**RECORD EXTRACTS:**
┏━━

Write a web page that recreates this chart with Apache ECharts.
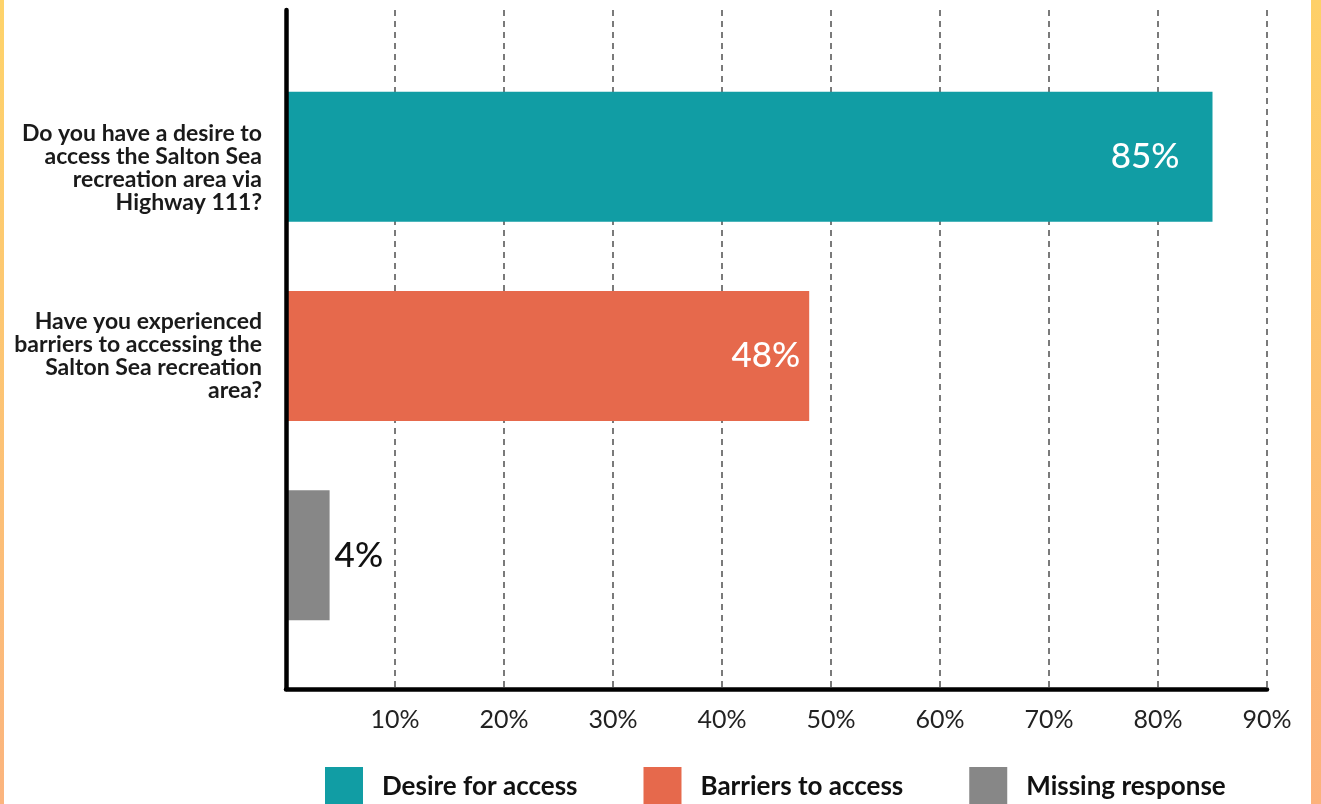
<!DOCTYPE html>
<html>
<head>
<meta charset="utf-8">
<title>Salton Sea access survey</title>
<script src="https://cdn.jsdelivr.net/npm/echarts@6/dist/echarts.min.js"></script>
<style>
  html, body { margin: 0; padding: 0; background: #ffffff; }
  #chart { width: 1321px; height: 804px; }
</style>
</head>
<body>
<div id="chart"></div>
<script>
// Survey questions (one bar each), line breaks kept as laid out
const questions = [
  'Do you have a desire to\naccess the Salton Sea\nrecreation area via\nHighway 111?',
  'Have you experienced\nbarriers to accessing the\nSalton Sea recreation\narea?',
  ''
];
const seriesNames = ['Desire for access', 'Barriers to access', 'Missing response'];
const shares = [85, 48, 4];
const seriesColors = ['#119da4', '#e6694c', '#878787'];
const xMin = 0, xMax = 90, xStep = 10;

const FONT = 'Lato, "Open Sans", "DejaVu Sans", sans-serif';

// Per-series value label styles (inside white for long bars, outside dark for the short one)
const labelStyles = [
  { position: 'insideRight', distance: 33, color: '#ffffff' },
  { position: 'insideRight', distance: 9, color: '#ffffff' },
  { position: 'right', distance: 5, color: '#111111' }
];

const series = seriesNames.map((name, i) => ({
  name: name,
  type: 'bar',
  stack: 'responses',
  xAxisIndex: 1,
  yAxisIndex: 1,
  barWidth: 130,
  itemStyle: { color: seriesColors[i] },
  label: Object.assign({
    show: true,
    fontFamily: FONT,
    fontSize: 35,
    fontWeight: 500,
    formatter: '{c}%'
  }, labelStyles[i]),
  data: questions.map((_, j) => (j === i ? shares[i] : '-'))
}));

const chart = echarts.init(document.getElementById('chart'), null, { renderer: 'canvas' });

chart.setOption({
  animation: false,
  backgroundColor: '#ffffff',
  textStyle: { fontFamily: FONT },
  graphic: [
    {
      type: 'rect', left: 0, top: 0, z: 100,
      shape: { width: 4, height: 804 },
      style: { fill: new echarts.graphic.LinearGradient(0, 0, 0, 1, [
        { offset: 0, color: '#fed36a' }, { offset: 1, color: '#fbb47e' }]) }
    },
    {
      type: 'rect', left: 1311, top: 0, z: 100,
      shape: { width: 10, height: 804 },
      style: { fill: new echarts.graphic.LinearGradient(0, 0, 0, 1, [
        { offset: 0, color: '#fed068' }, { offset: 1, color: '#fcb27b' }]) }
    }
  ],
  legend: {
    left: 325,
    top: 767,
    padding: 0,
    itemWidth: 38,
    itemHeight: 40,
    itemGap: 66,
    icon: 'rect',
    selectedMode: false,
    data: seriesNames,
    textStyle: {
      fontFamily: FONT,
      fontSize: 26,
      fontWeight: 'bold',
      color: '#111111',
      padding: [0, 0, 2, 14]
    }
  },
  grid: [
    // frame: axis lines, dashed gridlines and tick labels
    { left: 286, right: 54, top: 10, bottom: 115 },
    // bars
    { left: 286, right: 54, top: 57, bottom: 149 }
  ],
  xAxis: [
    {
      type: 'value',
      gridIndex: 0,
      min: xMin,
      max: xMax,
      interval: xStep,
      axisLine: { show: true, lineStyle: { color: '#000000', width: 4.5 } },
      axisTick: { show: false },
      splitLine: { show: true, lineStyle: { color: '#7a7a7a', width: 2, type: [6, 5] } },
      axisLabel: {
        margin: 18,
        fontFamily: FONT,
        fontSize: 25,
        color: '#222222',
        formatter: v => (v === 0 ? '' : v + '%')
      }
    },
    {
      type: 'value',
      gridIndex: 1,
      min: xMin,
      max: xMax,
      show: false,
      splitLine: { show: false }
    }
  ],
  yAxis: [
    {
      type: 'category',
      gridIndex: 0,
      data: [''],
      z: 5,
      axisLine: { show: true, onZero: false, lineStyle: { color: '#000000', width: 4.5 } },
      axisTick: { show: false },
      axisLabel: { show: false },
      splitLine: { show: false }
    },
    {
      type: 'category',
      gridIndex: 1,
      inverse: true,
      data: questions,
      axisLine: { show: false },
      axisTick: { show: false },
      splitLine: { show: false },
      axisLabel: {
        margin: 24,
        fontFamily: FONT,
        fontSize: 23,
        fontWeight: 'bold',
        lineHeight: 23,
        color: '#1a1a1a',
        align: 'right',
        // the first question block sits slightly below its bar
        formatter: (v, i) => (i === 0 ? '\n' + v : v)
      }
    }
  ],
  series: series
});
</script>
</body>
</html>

┗━━
┏━━

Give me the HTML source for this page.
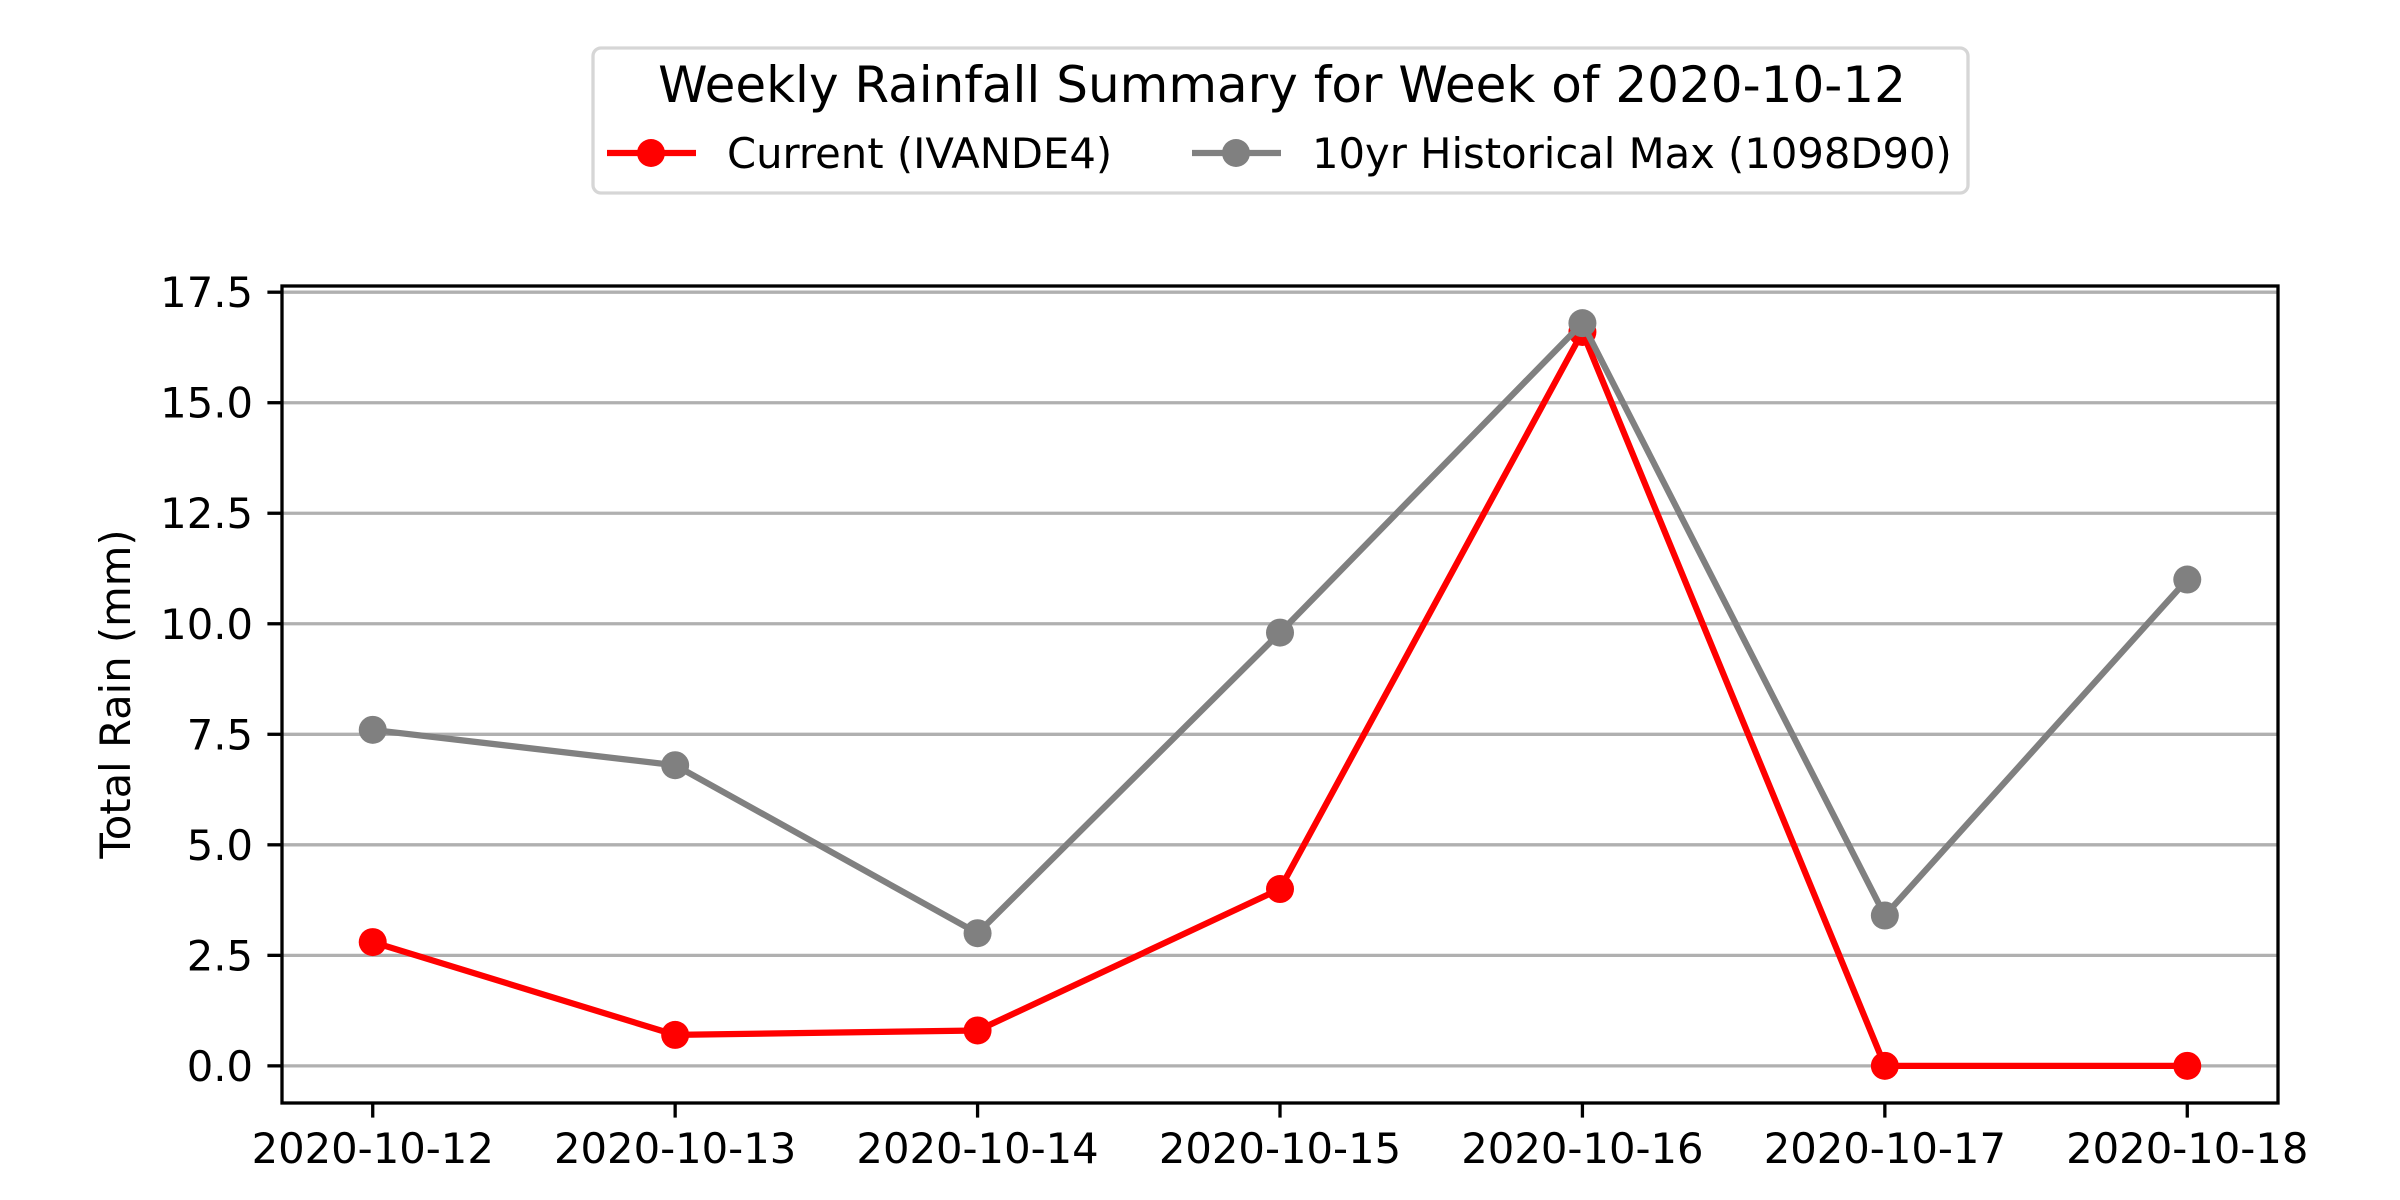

┗━━
┏━━

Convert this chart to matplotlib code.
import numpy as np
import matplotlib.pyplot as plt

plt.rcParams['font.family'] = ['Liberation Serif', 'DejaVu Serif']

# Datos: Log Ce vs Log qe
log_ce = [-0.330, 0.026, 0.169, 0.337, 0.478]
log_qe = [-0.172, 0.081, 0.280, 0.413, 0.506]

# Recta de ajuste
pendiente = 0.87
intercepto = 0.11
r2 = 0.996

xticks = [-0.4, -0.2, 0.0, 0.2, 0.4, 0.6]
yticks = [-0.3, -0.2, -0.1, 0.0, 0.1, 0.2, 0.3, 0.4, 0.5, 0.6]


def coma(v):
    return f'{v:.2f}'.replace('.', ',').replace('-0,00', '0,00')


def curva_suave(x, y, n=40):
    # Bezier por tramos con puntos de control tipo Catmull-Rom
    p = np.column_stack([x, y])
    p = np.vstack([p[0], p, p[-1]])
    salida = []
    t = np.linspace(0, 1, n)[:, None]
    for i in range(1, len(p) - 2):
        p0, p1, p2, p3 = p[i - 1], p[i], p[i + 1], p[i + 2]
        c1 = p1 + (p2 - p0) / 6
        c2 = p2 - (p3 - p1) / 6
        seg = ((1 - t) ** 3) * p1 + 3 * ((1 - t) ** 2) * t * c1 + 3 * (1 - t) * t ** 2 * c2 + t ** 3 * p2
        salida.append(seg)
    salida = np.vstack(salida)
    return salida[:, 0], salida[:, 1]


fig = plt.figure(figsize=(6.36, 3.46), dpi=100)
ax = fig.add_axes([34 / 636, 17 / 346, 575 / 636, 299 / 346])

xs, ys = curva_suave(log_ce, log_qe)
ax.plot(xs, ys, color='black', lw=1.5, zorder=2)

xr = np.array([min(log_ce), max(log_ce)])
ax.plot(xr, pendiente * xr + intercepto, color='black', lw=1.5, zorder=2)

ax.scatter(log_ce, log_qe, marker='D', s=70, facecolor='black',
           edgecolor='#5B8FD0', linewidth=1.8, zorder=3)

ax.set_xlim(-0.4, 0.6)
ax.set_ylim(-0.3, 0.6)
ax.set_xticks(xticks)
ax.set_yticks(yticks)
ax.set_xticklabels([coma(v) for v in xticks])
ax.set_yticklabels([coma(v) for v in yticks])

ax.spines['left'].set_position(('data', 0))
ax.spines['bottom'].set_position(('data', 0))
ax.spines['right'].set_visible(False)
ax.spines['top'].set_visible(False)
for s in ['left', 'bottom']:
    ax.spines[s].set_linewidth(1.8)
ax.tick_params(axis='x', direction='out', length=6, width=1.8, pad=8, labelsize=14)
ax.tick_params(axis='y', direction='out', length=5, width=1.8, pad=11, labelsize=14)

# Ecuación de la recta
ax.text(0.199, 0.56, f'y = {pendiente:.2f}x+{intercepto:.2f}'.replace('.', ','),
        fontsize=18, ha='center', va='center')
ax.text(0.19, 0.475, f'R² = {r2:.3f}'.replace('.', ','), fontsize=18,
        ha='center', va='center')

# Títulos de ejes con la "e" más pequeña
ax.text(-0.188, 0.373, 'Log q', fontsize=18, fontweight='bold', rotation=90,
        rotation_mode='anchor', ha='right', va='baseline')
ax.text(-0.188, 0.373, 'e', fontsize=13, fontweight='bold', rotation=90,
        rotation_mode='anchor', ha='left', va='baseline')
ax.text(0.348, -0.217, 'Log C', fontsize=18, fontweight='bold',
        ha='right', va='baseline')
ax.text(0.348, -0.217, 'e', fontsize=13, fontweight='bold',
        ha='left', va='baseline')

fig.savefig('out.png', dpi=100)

┗━━

**EXERCISE REQUIREMENTS:**
Write out, exactly and with nothing added, everything from the line with "Write a web" down to the line with "const xMin = 0, xMax = 90, xStep = 10;", both included. Drop any pictures.

**TASK RESULT:**
Write a web page that recreates this chart with Apache ECharts.
<!DOCTYPE html>
<html>
<head>
<meta charset="utf-8">
<title>Salton Sea access survey</title>
<script src="https://cdn.jsdelivr.net/npm/echarts@6/dist/echarts.min.js"></script>
<style>
  html, body { margin: 0; padding: 0; background: #ffffff; }
  #chart { width: 1321px; height: 804px; }
</style>
</head>
<body>
<div id="chart"></div>
<script>
// Survey questions (one bar each), line breaks kept as laid out
const questions = [
  'Do you have a desire to\naccess the Salton Sea\nrecreation area via\nHighway 111?',
  'Have you experienced\nbarriers to accessing the\nSalton Sea recreation\narea?',
  ''
];
const seriesNames = ['Desire for access', 'Barriers to access', 'Missing response'];
const shares = [85, 48, 4];
const seriesColors = ['#119da4', '#e6694c', '#878787'];
const xMin = 0, xMax = 90, xStep = 10;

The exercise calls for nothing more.